Apple is talking with movie studios about storing films in the cloud and streaming them to iOS devices, according to a handful of new reports.
According to the Los Angeles Times, the plan, which will take effect either later this year or early 2012, will let users purchase streaming movies via the iTunes Store. The LA Times cited unnamed sources for the information.
If verified, it would place Apple on a more direct collision course with Amazon, whose Kindle Fire tablet promises to compete with the iPad for consumer dollars this holiday season, and Netflix, which provides its subscribers with streaming content. It would also signify Apple’s ever-deeper foray into the cloud, where it already lets users store music and other data.
Apple’s chief competition in that arena includes Amazon’s cloud-based locker and player for music, in addition to its video-streaming services through Amazon Prime, and Google’s growing portfolio of cloud services. Certainly Amazon and Google have designs on larger areas of the cloud, including services and applications for corporations, that Apple seems intent on avoiding for the moment. But in the consumer space, the cloud competition is more intense than ever.
Amazon’s Kindle Fire, priced at $199.99 and available in mid-November, is less a robust tablet (it lacks a camera and access to a 3G or 4G network, for example) and more a hardware conduit for content from the Web and Amazon’s Website. In conjunction with Amazon’s streaming service, that makes it a viable iPad challenger for those tablet shoppers who want a device solely for multimedia. If Apple secures a series of streaming-content deals for the iPad and iPhone, it could help even the playing field in that regard.
In conjunction with its new iCloud service, Apple has also included a raft of security patches for Mac OS X, iOS and associated software. So far, users trying to download the new version of iTunes, and from there the new iOS 5 operating system, have reportedly strained Apple’s servers, leading to error messages and irate users on Twitter and Apple support forums.

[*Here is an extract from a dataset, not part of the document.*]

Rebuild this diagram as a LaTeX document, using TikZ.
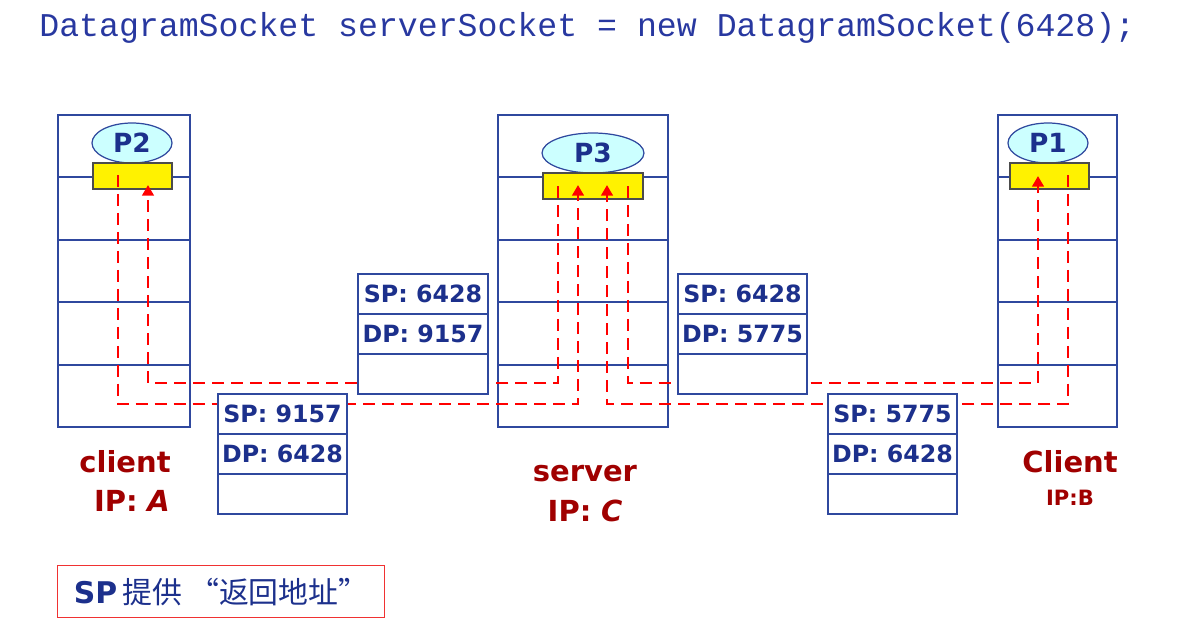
\documentclass[tikz,border=0pt]{standalone}
\usepackage{fontspec}
\setmainfont{DejaVu Sans}
\newfontfamily\codefont{Liberation Mono}
\newfontfamily\cjk{Noto Sans CJK SC}
\usetikzlibrary{fit,arrows.meta,shapes.geometric}
\definecolor{codeblue}{RGB}{40,56,160}
\definecolor{lineblue}{RGB}{47,72,158}
\definecolor{txtblue}{RGB}{28,48,140}
\definecolor{lblred}{RGB}{160,0,0}
\definecolor{procfill}{RGB}{204,255,255}
\definecolor{flowred}{RGB}{255,0,0}
\definecolor{notered}{RGB}{240,50,50}
\begin{document}
\begin{tikzpicture}[x=0.02cm,y=-0.02cm,
 hostbox/.style={draw=lineblue, line width=0.8pt, inner sep=0pt},
 rowline/.style={draw=lineblue, line width=0.8pt},
 proc/.style={ellipse, draw=lineblue, fill=procfill, line width=0.7pt, inner sep=0pt, minimum height=0.8cm, font=\fontsize{15}{15}\selectfont\bfseries, text=txtblue},
 sock/.style={draw=black!70, fill=yellow, line width=0.6pt, inner sep=0pt},
 seg/.style={draw=lineblue, fill=white, line width=0.8pt, inner sep=0pt},
 segtxt/.style={font=\fontsize{13.5}{14}\selectfont\bfseries, text=txtblue},
 flow/.style={draw=flowred, line width=1.6pt, dash pattern=on 6.8pt off 4pt},
 flowarrow/.style={flow, -{Triangle[length=6pt,width=6.5pt]}},
 lbl/.style={font=\fontsize{16.5}{18}\selectfont\bfseries, text=lblred, anchor=base},
 lblsmall/.style={font=\fontsize{12}{14}\selectfont\bfseries, text=lblred, anchor=base}
]
\useasboundingbox (0,0) rectangle (1198,630);

% title
\node[anchor=base west, inner sep=0pt, font=\codefont\fontsize{18.9}{20}\selectfont, text=codeblue] (title) at (39,36) {DatagramSocket serverSocket = new DatagramSocket(6428);};

% hosts
\node[hostbox, fit={(58,115) (190,427)}] (hostA) {};
\node[hostbox, fit={(498,115) (668,427)}] (hostC) {};
\node[hostbox, fit={(998,115) (1117,427)}] (hostB) {};
\foreach \y in {177,240,302,365} {
  \draw[rowline] (58,\y) -- (190,\y);
  \draw[rowline] (498,\y) -- (668,\y);
  \draw[rowline] (998,\y) -- (1117,\y);
}

% processes and sockets
\node[proc, minimum width=1.6cm] (P2) at (132,143) {P2};
\node[proc, minimum width=2.04cm] (P3) at (593,153) {P3};
\node[proc, minimum width=1.6cm] (P1) at (1048,143) {P1};
\node[sock, fit={(93,163) (172,189)}] (sA) {};
\node[sock, fit={(543,173) (643,199)}] (sC) {};
\node[sock, fit={(1010,163) (1089,189)}] (sB) {};

% flow coordinates
\coordinate (aOut) at (118,175);
\coordinate (aIn) at (148,185);
\coordinate (cOutA) at (558,186);
\coordinate (cInA) at (578,185);
\coordinate (cInB) at (607,185);
\coordinate (cOutB) at (628,186);
\coordinate (bIn) at (1038,176);
\coordinate (bOut) at (1068,175);
\coordinate (lo) at (0,404);
\coordinate (hi) at (0,383);

\draw[flowarrow] (aOut) |- (cInA |- lo) -- (cInA);
\draw[flowarrow] (cOutA) |- (aIn |- hi) -- (aIn);
\draw[flowarrow] (bOut) |- (cInB |- lo) -- (cInB);
\draw[flowarrow] (cOutB) |- (bIn |- hi) -- (bIn);

% segments
\node[seg, fit={(358,274) (488,394)}] (seg1) {};
\draw[rowline] (358,314) -- (488,314) (358,354) -- (488,354);
\node[segtxt] at (423,294) {SP: 6428};
\node[segtxt] at (423,334) {DP: 9157};

\node[seg, fit={(218,394) (347,514)}] (seg2) {};
\draw[rowline] (218,434) -- (347,434) (218,474) -- (347,474);
\node[segtxt] at (282.5,414) {SP: 9157};
\node[segtxt] at (282.5,454) {DP: 6428};

\node[seg, fit={(678,274) (807,394)}] (seg3) {};
\draw[rowline] (678,314) -- (807,314) (678,354) -- (807,354);
\node[segtxt] at (742.5,294) {SP: 6428};
\node[segtxt] at (742.5,334) {DP: 5775};

\node[seg, fit={(828,394) (957,514)}] (seg4) {};
\draw[rowline] (828,434) -- (957,434) (828,474) -- (957,474);
\node[segtxt] at (892.5,414) {SP: 5775};
\node[segtxt] at (892.5,454) {DP: 6428};

% labels
\node[lbl] (lA1) at (125,472) {client};
\node[lbl] (lA2) at (132,511) {IP:\,\,\textit{A}};
\node[lbl] (lC1) at (585,481) {server};
\node[lbl] (lC2) at (585,521) {IP:\,\,\textit{C}};
\node[lbl] (lB1) at (1070,472) {Client};
\node[lblsmall] (lB2) at (1070,505) {IP:B};

% note
\node[draw=notered, line width=0.8pt, minimum width=6.54cm, minimum height=1.04cm, anchor=north west, text=txtblue, inner sep=0pt] (note) at (57,565)
  {{\bfseries\fontsize{17}{20}\selectfont SP} {\cjk\fontsize{17}{20}\selectfont 提供 “返回地址”}};
\end{tikzpicture}
\end{document}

As a company, Apple is also dealing with the death of co-founder and former CEO Steve Jobs, who passed away the day after the iPhone 4S debuted Oct. 4. Under Jobs’ leadership, the company rolled out a line of hit products such as the iPhone, the iPod and the MacBook Air. Current CEO Tim Cook now has the responsibility of guiding the company forward, although reports indicate that Jobs left several years’ worth of product plans before his death.